Guido Schneider (3.4k1486115) | asked Jan 17 '13, 11:32 a.m.

We have created an database enumeration in the process configuration. Then we created an attribute and added this to a UI with a presentation and we marked the right to add literals.

The UI is working and we are able to create workitems and add a literal to the attribute on the fly and then reuse this literal in the next workitem or create a next one.

Now we took the process definition XML part to another repository and replaced the XML of an existing project area on this other RTC server.

Problem we see: the attribute is available, but it is not working as expected. We then found out, that the DEFINITION of the enumeration is not seen in the XML of the process definition. Without this, the inheritance of the process configuration is not working correctly nor the transport of a central process development to a live system by copy/past of the XML is not working.

From my point of view only the LITERALS have to be in the database per ProjectArea. But the definition of the enumeration belongs to the process configuration.

What's the idea behind?

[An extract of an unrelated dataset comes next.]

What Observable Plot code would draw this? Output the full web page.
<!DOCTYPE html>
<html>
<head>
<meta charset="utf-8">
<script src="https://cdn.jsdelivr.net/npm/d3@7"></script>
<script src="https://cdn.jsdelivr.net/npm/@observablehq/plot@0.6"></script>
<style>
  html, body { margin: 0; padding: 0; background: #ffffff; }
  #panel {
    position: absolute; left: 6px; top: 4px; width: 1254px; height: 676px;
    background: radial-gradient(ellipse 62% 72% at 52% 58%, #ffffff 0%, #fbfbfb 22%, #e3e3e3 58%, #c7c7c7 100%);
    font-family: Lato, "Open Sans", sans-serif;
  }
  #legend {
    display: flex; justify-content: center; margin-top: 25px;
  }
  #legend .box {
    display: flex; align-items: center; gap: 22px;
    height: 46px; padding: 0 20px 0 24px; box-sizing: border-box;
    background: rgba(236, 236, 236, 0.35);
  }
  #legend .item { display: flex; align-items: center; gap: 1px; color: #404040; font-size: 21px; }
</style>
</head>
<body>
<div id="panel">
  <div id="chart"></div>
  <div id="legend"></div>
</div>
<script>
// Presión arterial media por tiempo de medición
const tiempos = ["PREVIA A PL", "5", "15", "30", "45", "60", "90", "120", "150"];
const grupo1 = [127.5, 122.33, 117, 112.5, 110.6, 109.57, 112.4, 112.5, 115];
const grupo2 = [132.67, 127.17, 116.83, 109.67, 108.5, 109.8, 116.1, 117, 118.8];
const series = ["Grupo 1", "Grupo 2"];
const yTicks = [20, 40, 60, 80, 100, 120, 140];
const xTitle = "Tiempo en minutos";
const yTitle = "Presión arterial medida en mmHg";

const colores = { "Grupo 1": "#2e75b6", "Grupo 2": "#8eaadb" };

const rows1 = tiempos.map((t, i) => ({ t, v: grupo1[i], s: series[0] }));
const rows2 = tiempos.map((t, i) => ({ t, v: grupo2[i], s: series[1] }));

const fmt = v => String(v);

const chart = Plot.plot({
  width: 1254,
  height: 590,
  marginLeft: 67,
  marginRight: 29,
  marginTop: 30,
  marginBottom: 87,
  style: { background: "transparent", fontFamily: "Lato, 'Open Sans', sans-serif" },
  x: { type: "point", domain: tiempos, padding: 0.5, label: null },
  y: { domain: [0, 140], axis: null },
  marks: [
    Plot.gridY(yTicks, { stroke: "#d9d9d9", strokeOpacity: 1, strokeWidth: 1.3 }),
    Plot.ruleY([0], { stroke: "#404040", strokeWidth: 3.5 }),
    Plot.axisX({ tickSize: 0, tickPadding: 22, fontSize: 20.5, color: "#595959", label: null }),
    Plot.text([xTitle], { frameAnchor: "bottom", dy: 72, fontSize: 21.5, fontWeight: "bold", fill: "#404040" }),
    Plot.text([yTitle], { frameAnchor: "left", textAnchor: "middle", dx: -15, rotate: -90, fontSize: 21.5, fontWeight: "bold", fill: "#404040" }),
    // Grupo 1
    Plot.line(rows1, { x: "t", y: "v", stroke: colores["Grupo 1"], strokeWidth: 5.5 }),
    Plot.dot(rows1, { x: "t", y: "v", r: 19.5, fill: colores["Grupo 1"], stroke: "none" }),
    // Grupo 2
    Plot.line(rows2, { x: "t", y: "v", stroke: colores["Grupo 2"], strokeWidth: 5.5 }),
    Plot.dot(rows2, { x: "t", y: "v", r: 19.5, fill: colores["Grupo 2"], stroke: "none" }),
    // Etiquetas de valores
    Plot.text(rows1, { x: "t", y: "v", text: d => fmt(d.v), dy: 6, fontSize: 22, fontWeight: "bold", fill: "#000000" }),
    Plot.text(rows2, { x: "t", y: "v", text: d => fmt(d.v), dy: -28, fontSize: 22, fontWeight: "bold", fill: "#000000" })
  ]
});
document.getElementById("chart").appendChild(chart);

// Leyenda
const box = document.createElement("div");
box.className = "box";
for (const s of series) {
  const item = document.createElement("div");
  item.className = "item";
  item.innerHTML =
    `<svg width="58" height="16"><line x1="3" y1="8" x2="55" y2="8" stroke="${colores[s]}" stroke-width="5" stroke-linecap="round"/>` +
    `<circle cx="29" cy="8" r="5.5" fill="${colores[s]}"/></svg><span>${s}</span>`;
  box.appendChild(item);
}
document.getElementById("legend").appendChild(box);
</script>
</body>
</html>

Maybe I have not understood it coorrectly?


Comments
Kevin Ramer commented Jan 17 '13, 2:04 p.m.

The entire process XML ?  I've copy pasted enumeration definitions many times from one process configuration to another.  When I do that I search for 'enumerations' in the XML and make sure I paste the entire new enumeration.

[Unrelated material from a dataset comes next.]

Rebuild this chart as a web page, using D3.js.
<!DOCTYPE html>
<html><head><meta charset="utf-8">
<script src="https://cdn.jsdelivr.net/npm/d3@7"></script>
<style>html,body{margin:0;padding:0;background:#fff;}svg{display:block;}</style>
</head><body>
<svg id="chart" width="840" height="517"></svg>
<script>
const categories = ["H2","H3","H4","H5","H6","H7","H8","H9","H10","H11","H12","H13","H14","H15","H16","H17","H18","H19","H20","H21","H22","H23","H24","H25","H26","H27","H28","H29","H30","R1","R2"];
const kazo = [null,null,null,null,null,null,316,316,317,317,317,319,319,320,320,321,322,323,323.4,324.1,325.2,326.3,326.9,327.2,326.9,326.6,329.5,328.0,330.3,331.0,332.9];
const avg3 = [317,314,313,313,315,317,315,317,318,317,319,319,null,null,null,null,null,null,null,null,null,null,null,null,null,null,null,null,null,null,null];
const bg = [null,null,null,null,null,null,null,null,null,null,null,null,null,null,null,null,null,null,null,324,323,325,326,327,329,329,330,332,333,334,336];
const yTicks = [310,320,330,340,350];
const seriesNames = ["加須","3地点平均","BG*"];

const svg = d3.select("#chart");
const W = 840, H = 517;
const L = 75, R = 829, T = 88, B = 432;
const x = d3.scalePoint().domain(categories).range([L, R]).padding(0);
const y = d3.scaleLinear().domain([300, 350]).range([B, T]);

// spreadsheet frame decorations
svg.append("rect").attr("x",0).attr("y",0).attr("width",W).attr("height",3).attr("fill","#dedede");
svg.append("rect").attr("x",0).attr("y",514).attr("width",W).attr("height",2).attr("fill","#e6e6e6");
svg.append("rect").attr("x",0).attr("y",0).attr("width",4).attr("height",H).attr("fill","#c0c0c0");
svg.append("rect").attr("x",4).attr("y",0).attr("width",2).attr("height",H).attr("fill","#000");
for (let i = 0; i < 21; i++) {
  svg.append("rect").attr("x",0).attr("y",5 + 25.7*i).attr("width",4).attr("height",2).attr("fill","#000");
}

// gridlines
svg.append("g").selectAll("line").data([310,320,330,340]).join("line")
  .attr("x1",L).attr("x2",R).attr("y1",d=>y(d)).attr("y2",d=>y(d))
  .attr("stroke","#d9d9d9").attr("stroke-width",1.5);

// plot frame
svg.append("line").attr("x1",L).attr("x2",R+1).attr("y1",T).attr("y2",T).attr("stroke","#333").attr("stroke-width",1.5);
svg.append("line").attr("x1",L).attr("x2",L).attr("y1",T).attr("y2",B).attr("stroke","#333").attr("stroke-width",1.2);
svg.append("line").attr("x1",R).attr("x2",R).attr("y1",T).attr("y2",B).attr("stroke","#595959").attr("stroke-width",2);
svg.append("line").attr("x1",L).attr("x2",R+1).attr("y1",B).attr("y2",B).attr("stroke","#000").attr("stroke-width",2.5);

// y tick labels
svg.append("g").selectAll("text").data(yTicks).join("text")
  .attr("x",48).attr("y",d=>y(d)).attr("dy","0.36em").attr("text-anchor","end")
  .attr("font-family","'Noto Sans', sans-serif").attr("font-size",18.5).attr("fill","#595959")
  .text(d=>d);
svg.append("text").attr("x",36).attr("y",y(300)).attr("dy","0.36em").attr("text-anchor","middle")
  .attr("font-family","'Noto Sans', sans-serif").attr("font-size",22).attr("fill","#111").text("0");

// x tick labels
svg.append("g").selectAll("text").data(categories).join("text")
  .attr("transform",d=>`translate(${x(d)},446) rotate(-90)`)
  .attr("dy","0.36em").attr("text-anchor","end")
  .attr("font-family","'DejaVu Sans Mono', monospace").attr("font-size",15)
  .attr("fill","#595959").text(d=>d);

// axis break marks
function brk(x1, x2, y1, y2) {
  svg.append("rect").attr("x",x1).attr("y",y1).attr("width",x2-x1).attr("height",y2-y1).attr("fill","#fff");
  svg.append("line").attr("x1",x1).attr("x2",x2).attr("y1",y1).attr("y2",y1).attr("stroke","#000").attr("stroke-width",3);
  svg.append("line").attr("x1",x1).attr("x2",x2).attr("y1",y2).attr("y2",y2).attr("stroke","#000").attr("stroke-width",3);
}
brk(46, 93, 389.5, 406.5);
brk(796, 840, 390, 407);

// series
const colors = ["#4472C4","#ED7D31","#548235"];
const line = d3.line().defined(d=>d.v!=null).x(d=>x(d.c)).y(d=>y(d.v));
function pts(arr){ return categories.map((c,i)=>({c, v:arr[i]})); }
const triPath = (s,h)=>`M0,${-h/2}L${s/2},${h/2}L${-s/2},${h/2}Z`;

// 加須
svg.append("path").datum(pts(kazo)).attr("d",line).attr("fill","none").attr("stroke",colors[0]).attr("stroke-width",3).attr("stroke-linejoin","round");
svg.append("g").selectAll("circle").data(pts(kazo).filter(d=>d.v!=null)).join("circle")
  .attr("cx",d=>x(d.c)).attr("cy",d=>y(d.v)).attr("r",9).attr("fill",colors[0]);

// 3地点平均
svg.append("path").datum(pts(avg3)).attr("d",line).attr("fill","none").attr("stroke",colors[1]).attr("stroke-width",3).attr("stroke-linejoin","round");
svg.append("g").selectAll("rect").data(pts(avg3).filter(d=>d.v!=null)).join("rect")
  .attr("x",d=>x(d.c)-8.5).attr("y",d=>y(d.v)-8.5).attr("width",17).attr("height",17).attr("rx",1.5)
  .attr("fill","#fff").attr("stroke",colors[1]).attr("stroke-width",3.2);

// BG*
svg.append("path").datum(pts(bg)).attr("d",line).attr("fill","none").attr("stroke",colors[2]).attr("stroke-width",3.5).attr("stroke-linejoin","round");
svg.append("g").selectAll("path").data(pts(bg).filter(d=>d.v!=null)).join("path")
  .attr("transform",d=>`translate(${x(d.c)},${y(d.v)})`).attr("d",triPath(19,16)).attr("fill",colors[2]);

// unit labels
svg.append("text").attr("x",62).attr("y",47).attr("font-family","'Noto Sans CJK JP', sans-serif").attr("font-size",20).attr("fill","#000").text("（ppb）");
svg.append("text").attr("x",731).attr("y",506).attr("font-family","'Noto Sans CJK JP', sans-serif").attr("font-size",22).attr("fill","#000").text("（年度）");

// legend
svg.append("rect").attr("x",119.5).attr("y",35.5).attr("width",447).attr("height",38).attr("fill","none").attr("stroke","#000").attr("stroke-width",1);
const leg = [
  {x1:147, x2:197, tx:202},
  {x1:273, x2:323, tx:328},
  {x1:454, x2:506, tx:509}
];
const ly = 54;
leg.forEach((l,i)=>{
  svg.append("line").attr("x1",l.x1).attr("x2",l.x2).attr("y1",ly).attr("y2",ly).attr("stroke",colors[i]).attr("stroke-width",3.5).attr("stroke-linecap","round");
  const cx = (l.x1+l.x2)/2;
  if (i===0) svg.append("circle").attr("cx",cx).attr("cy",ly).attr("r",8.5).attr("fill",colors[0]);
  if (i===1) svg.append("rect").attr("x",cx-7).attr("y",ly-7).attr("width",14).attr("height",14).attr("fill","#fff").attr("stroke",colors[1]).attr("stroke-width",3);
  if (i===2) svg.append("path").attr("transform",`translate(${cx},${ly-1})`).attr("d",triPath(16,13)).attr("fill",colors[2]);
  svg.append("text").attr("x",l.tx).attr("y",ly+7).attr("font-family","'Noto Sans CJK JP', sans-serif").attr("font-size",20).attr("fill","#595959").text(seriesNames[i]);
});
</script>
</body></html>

I'd be hesitant to copy/paste in total.


sam detweiler commented Jan 17 '13, 2:30 p.m.

Looks like the definition is also stored in the database..

I just defined a database hosted enumeration on my 4.0.1 test system and it does not appear in the process config XML at all.


Guido Schneider commented Jan 17 '13, 4:04 p.m.

Thanks, looks like thi is the current implementation. But this is bad. The definition must be in the XML. Otherwise it is not transportable.

I will now test with parent/child PA's. I think it will not work, if I define the db enumeration on the parent and us it on workitems on the childPA. This is then definitifly a defect.

@@Kevin: we develop the schema on a development system and copy the XML over to the productive system into the parent PA, where all other PA's are inheriting the process. So we have only ONE process for all 100+ PA's and an isolated development environment.


sam detweiler commented Jan 18 '13, 12:18 a.m.

well, it must work on the same server. and starting with 4.0, it must work sharing the process template across servers..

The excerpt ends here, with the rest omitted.